GUEST: This is, I'm told, a Portland vase. And I think it's Wedgwood, but there's no mark on it, so I want to find out about that. That's about all I know. I want to find out how old it is.
APPRAISER: Tell me how you acquired it.
GUEST: I come from Cleveland, Ohio, and back in the '40s they used to have a huge white elephant sale, which raised money for the Cleveland Garden Center. And my mother was a volunteer there. It was mainly a sale, but the best things they got they put into an auction. And she was leaving one day after volunteering there and she heard the auctioneer just pleading with the audience, "Somebody please bid on this vase," and nobody was. So she thought, "Well, I'll help them out." And so she raised her hand and bid $12, thinking it would just get it started. And still, nobody bid, so she got it for $12.

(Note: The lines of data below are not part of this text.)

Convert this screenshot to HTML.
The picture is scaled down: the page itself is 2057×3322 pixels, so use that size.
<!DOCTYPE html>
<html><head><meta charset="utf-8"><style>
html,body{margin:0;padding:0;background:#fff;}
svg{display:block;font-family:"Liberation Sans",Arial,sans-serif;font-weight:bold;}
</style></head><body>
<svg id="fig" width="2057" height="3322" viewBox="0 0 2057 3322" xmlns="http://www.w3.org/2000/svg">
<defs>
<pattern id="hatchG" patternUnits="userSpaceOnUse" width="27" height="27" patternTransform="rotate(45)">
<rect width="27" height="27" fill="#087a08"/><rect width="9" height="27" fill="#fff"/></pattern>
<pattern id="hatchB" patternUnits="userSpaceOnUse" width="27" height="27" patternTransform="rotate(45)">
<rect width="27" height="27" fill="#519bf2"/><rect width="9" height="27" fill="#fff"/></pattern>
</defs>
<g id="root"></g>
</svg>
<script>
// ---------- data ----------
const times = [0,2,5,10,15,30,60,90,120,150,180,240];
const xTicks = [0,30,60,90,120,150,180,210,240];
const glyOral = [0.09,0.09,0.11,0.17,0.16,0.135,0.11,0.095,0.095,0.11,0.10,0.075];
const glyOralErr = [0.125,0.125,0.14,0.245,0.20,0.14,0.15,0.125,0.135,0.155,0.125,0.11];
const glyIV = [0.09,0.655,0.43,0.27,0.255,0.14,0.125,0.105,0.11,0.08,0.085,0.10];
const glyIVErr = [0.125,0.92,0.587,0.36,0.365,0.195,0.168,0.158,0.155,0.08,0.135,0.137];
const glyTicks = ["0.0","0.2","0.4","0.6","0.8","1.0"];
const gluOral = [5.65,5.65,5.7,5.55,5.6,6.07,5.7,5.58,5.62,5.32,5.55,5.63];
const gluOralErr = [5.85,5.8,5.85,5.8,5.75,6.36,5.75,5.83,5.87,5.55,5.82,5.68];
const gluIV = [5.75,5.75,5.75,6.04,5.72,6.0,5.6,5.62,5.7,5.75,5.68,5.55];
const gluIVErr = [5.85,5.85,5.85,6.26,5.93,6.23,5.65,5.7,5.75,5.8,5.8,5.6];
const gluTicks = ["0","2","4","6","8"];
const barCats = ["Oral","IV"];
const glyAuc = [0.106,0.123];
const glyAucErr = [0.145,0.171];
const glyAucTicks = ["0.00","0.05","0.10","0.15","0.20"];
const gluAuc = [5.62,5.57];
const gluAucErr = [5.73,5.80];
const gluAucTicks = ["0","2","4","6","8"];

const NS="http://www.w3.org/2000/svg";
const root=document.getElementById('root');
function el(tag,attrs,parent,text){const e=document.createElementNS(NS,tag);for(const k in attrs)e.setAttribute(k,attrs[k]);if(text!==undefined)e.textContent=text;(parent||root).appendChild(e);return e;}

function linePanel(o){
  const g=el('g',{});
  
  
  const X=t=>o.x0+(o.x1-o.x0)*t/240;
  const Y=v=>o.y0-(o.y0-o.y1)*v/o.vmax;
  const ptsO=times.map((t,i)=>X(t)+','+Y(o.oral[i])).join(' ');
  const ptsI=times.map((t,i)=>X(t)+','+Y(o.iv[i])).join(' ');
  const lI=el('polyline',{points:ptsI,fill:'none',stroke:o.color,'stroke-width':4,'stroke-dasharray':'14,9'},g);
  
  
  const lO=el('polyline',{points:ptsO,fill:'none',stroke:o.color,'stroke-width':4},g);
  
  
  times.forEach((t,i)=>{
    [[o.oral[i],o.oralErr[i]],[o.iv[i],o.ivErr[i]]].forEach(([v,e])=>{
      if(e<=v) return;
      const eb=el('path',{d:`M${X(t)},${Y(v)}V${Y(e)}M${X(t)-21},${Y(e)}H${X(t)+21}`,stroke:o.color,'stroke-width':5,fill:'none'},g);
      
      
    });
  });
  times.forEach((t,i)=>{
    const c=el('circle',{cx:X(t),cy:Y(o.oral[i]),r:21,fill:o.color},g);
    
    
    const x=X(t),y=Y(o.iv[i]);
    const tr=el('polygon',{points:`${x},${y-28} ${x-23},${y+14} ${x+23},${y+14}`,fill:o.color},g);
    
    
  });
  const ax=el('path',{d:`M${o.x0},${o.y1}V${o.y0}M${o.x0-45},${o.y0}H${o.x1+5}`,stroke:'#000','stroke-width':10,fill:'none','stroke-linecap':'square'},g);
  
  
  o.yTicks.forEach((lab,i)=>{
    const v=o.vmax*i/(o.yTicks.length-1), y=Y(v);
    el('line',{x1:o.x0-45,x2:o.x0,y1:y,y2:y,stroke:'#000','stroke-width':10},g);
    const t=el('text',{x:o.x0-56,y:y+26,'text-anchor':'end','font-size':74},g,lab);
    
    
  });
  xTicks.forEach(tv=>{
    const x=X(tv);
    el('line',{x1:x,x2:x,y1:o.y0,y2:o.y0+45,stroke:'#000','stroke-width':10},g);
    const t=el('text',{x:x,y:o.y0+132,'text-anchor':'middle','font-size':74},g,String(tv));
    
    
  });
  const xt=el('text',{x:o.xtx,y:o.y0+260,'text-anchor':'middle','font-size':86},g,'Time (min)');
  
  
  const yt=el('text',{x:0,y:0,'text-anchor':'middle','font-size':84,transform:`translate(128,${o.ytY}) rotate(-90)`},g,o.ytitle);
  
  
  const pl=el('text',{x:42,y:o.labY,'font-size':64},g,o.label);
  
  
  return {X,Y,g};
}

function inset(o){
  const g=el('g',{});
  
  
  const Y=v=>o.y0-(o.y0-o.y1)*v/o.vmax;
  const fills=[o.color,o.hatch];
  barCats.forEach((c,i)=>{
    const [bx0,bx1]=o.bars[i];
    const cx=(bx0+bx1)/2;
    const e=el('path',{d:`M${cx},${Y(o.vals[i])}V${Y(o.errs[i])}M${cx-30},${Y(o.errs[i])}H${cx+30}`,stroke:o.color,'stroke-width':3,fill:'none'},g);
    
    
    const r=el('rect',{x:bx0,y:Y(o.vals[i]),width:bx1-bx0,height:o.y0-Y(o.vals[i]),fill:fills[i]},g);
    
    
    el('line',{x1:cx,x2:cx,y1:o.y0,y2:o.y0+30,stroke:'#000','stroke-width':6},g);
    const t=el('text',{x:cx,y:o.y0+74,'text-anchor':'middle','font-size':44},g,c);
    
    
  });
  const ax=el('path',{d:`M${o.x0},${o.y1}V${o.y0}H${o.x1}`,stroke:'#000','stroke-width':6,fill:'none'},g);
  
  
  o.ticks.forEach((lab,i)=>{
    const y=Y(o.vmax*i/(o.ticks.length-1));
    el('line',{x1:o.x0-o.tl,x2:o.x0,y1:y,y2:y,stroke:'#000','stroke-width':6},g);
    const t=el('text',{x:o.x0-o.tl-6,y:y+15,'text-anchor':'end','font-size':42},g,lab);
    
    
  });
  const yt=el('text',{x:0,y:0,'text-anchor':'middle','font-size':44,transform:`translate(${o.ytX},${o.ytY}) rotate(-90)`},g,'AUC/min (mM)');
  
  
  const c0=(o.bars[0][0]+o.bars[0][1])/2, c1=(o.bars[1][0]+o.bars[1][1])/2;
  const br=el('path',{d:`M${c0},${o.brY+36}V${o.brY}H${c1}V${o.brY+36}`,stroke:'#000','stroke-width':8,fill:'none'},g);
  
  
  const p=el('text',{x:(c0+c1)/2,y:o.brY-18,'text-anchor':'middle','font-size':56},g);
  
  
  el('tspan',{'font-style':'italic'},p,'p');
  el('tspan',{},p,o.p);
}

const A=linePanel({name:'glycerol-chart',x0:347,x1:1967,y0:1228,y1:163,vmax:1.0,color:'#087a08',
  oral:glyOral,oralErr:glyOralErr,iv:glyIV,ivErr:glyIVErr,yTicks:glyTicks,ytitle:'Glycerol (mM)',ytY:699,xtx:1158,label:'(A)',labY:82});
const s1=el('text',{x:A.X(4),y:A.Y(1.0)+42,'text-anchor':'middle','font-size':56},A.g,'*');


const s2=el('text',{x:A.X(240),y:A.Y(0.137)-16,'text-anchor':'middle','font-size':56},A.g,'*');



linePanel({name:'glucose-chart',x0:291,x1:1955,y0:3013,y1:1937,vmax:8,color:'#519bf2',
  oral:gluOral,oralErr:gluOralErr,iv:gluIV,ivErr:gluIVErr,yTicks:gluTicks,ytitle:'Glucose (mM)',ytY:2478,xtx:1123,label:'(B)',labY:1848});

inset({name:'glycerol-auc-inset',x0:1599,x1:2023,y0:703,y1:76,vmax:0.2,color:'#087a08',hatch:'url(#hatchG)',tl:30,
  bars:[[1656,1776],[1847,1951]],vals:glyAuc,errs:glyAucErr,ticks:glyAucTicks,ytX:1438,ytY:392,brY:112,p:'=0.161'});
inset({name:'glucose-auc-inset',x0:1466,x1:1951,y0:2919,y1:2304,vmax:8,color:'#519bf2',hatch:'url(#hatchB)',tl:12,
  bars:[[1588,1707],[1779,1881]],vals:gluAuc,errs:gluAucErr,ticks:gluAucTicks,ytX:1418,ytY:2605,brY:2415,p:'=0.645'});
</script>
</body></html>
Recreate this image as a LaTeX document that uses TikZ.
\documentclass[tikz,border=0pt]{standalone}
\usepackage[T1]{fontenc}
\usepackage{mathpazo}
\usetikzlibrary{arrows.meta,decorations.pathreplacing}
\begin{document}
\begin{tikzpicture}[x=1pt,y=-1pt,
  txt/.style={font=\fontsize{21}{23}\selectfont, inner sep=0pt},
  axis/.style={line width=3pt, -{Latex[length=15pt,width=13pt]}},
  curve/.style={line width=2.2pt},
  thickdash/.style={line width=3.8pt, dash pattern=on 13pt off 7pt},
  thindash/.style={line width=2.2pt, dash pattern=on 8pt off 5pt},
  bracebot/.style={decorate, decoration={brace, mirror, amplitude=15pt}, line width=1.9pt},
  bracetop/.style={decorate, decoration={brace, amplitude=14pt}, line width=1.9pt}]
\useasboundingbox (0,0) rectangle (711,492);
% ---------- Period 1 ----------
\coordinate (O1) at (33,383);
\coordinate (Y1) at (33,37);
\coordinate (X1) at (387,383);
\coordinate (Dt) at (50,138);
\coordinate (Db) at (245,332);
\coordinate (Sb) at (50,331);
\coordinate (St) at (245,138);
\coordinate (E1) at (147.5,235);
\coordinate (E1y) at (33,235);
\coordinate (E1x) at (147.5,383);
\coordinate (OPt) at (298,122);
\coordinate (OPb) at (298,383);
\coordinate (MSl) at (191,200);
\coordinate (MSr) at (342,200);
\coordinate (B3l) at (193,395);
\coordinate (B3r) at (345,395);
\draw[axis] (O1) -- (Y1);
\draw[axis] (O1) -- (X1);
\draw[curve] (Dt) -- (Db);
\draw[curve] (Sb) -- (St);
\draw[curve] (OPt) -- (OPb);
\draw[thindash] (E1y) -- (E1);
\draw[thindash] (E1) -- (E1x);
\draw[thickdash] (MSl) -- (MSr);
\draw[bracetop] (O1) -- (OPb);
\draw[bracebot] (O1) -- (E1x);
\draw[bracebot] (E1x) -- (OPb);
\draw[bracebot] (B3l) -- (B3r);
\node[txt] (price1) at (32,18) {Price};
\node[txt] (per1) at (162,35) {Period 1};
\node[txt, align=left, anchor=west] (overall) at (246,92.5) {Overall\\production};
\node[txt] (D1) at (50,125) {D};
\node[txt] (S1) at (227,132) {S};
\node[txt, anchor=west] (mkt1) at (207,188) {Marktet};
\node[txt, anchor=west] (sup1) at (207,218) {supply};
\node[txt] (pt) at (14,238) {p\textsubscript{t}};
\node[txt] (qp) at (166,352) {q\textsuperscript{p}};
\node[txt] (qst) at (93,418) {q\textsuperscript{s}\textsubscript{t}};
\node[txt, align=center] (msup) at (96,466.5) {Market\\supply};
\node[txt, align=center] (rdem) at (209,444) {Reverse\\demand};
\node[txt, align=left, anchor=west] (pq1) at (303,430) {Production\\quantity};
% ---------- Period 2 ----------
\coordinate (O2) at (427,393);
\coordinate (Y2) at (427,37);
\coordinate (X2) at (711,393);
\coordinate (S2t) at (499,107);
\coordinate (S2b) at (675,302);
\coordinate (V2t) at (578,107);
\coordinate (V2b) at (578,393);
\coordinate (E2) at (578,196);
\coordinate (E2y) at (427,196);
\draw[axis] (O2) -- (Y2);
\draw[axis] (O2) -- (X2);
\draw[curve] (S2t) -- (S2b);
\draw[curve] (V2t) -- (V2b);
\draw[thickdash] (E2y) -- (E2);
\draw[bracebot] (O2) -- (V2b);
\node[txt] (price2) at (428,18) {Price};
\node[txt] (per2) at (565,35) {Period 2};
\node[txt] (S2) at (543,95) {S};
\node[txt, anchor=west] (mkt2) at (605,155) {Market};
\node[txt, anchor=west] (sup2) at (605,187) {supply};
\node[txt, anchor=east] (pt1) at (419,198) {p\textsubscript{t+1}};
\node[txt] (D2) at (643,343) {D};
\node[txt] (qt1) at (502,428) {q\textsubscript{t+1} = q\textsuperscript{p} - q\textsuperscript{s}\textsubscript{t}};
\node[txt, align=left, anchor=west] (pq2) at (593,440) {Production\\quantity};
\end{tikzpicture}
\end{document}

APPRAISER: Wow, and when did you acquire it from her?
GUEST: When she died in '75, and I acquired it then.
APPRAISER: Well, even to think back to the '40s, $12 was a tidy sum of money back then.
GUEST: Well, yes, yeah.
APPRAISER: It is in fact a Portland vase. The Portland vase goes back to a Roman glass vase that was given to the Duchess of Portland. That's why the name. Thus the name Portland eventually was given to the British Museum in London, and Wedgwood got its concept from the original Roman glass. So basically, what we do have is a piece of black jasper, a solid piece of black jasper. And why I say solid, there's two versions of black jasper. There's what's called a black jasper dip, which would be taking a white body, dipping it in black, and then applying the white relief. Or in this case, a solid black, and then with the white applied relief. It actually saved a step in the process by doing it this way. Portland vases were made in a number of different sizes and a number of different colors. The black and white tends to be one of the most popular.
GUEST: Oh.
APPRAISER: And certainly this is the full size. This is a ten-and-a-half-inch size. On the bottom, there's always a gentleman...
GUEST: Yes.
APPRAISER: ...wearing what's called a Phrygian cap.
GUEST: Yes, I love that on the bottom.
APPRAISER: And that's what should be on the bottom of a full-size one. It was on the bottom of the Roman glass one, but they do think that that wasn't original to the vase, that that was put on to cover up a repair. Subsequently, Wedgwood still used it in his design, and so the full-size one should always have this.
GUEST: Yeah.
APPRAISER: It's beautifully modeled and a nice example. This particular one, dating to about 1880 to 1900.
GUEST: Hmm, okay.
APPRAISER: It does have one little chip right down there on the foot, which hurts the value a little bit, but not a lot.
GUEST: Oh, good.
APPRAISER: You said that it was not marked.
GUEST: No, I can't find any mark on it.
APPRAISER: I think it's not a case that it's not marked, it's just a case of you didn't know where to look.
GUEST: Oh, and where is it?
APPRAISER: And if we look down, right at the bottom of the tree trunk, right there is an impressed mark: Wedgwood.
GUEST: Oh, I never saw that.
APPRAISER: And that's traditionally where they would mark it, right along the foot rim. So though that might be the last place you would look, it's the first place that I looked for it.
GUEST: Yeah.
APPRAISER: Very, very, very popular today. In some of their designs they used a Portland vase as the symbol of Wedgwood.
GUEST: Oh.
APPRAISER: So the Portland vase is sort of one of those items that everybody that's a collector would like to have one full-size example in it. On a good day, at a good auction, it will realize somewhere between $2,000 and $3,000.
GUEST: Oh, my goodness. Oh, I had no idea.
APPRAISER: It's an excellent example.
GUEST: Oh, that's wonderful.
APPRAISER: I was so pleased that you brought it today. Thank you very much.
GUEST: Oh, thank you for telling me that.
APPRAISER: You're welcome.
GUEST: I'm just thrilled, I really am.